You can either make a fake task or link up one of these variables,
which will work if you're just playing around....
But since we have real I/O to mess with, we'll start that process next.
C) STEP 2 - Linking Variables to our Real I/O
Writing code with %Q* and %I*
I'm back in our main program, and I wrote some code offline to save typing.
Essentially,
- I've converted the heartbeat over to a byte, which I'll explain in a minute.
- Here (one, two, three, four) are just a bunch of bits, basically Booleans, which are either true or false.
Now, this part looks a little confusing, but it's just saying that one exists AT the memory address Q, which means the [[output memory area]].
There's only Q and I memory areas, so don't stress about it.
Star * is where you'd normally put the memory address, but using star lets the mapping system handle it for you, so you don't have to worry about shifting addresses.
People used to put these in manually on older PLCs, but we don't have to anymore. The * symbol represents a placeholder for the actual address.
For Example - older PLC declaration:
For the input, we'll type prox AT %I*.
Once I've done that, we'll increment our heartbeat every scan.

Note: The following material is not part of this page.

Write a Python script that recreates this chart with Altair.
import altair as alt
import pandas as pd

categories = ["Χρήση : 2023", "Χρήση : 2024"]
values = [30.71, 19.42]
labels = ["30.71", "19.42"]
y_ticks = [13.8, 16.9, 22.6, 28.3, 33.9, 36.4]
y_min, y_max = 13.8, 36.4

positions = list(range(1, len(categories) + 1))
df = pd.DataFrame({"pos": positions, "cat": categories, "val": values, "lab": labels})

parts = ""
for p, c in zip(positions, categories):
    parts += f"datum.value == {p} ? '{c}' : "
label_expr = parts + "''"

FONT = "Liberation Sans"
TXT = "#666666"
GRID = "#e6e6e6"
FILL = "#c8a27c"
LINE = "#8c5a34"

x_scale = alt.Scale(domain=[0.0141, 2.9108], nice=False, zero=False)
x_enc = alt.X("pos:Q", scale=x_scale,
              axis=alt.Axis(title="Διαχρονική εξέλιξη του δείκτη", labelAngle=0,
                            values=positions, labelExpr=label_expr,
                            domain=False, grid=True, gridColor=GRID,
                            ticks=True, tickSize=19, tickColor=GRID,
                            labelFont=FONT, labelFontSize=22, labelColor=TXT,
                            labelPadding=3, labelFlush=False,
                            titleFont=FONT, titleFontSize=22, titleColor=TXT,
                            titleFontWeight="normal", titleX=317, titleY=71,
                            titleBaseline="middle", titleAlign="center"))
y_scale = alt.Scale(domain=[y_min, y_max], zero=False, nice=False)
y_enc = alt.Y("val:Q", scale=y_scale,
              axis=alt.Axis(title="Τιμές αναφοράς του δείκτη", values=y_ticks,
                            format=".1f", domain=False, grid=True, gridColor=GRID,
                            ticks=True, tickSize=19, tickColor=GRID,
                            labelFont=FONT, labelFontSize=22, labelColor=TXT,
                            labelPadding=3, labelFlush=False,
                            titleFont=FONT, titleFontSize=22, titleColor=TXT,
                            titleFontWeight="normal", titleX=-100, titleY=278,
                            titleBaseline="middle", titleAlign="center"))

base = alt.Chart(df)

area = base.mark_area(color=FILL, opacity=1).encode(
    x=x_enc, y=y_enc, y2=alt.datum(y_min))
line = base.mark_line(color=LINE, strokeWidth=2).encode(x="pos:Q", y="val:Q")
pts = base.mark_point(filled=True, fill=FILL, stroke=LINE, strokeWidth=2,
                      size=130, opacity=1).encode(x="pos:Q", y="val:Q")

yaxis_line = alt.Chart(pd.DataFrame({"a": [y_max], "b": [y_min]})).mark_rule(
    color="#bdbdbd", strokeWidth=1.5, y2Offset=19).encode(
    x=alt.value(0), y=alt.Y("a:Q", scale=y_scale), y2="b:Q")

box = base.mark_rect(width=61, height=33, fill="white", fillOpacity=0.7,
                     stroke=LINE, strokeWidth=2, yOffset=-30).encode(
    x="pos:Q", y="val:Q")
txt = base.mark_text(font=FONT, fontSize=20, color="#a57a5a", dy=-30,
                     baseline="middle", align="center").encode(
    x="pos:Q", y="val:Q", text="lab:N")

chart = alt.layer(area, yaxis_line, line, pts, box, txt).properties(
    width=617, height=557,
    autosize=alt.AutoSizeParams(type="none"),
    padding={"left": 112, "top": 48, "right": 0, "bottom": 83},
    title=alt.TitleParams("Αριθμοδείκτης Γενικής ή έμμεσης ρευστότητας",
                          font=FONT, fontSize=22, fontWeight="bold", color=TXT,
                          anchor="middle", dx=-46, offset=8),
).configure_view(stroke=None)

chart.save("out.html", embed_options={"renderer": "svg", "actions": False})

And, this code takes the heartbeat, modular divides it,
and checks if it's equal to zero. If it is, it turns the bit on; if not, it turns it off. It's just easy code to make it blink these bits in sequence.
Copy PLC Code:
PROGRAM MAIN
VAR
heartbeat : BYTE;
//Outputs
one AT %Q* : BOOL;
two AT %Q* : BOOL;
three AT %Q* : BOOL;
four AT %Q* : BOOL;
prox AT %I* : BOOL; // Input
END_VAR
---------------------------------------------------------
heartbeat := heartbeat + 1;
one := heartbeat MOD 2 = 0;
two := heartbeat MOD 4 = 0;
three := heartbeat MOD 8 = 0;
four := heartbeat MOD 16 = 0;
Linking the variables with the placeholder
I'll save that and build the solution.
It's still complaining about that, but that's okay.

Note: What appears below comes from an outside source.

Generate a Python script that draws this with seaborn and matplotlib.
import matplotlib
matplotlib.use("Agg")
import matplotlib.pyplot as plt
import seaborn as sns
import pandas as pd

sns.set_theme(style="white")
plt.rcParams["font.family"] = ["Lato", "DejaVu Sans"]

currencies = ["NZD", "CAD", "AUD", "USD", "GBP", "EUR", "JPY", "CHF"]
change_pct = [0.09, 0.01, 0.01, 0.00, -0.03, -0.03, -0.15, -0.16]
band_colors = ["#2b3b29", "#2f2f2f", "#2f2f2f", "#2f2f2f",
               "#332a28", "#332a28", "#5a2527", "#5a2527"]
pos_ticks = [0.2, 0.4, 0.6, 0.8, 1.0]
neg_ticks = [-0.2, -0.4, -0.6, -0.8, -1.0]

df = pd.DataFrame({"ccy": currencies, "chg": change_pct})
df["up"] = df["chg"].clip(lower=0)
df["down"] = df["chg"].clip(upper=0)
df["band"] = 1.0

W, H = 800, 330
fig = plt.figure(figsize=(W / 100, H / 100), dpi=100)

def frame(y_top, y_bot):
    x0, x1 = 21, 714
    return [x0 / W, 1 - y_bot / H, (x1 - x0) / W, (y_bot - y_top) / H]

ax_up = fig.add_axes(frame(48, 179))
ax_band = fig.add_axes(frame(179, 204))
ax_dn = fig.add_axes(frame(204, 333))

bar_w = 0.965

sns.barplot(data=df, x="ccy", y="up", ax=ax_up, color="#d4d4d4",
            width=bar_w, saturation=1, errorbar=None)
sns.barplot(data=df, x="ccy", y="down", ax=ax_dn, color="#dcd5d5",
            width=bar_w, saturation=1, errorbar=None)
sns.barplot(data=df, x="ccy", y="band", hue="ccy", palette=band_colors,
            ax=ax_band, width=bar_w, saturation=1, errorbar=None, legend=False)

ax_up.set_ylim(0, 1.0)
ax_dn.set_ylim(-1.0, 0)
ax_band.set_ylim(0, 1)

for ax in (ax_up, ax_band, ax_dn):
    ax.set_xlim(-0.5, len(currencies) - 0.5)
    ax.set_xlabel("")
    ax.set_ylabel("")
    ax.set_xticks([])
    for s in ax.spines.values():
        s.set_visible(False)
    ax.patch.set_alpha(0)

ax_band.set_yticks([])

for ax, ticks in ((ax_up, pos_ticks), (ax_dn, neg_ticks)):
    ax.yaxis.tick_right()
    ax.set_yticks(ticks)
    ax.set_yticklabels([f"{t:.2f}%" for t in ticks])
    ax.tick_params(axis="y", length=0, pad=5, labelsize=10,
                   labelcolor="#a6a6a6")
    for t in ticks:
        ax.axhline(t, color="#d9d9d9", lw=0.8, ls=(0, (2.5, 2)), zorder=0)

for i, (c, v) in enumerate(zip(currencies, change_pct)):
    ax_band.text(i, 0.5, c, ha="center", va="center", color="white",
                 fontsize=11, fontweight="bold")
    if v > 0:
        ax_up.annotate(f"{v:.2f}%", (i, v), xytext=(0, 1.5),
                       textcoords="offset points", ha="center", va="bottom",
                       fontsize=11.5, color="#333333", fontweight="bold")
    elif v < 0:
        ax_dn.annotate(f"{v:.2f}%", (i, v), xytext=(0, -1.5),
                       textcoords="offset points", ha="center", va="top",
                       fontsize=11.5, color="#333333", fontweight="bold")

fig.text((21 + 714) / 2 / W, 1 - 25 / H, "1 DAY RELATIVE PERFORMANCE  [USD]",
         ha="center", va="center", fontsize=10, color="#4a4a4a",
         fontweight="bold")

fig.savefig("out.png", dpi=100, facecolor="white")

Now that we've built, we should be able to come over here to our Terminal 4, the EL2008, right-click, change link,
and these show up now.
Untitled1 is our PLC's runtime program, and then we have .one, .two, .three, and .four, which are part of the MAIN program.
As soon as you put that %Q* on there and Build Solution, it becomes part of your image.
I can click on it, hit OK
And just like that, we have linked our first variable .one to the Channel 1 of our IO Cards...
We do the same for the other Channels...
Note: There is a way to automate this if you have tons of I/O, but let's not worry about that today.
Our other one, prox, is a %I*, indicating it's an input coming into our program.
We can make decisions based on that value and affect the outputs.
I have wire my input at Channel 5, so there is where I'll make our Link.
STEP 3 - Activate Configuration and Run the Program
Once you save, none of this takes effect until you activate it again...
So, let's do that,
Note: just with I/O changes we require the Activate Configuration, most code changes can be done online without shutting down the system.
Now, I'm activated, I'll log back in...
and hit run...
and you should see these blinking!
These are actually blinking really fast, but this online view shows them slower.
We can check the graph here,
Improving our Example... (using the Input Variable)
Back in our program, I'm not happy with what we've done because we don't utilize the prox at all....
I wrote some more code offline, which says if the prox is TRUE, do our blinky routine, and if not, turn everything off.
Copy PLC Code:
PROGRAM MAIN
VAR
heartbeat : BYTE;
//Outputs
one AT %Q* : BOOL;
two AT %Q* : BOOL;
three AT %Q* : BOOL;
four AT %Q* : BOOL;
prox AT %I* : BOOL; // Input
END_VAR
---------------------------------------------------------
heartbeat := heartbeat + 1;
IF prox = TRUE THEN
one := heartbeat MOD 2 = 0;
two := heartbeat MOD 4 = 0;
three := heartbeat MOD 8 = 0;
four := heartbeat MOD 16 = 0;
ELSE
one := FALSE;
two := FALSE;
three := FALSE;
four := FALSE;
END_IF
We'll save that, activate it, and we should be good to go.
I've situated the proximity sensor right on top of my inputs and outputs.
- As I get close, you'll see the prox light up as it senses the metal.
- That turns on the slice to the left input, which then makes our program tell those four outputs to flicker.
This would be analogous to a part showing up on a conveyor, and the outputs would actuate from your program control to fire a pneumatic cylinder or turn on a conveyor zone.
This is a basic I/O example and works similarly for other I/O types, analog stuff, and different voltages, whether turning on a motor or something else through the EtherCAT network and into your PLC.
We'll dig deeper in the next episode. I'll see you in the next one. Bye!
Z) 🗃️ Glossary
| File | Definition |
|---|---|
| EtherCAT | EtherCAT – Ethernet for Control and Automation Technology – is a cost-effective, real-time, international standard that makes Ethernet technologies available at the I/O level. |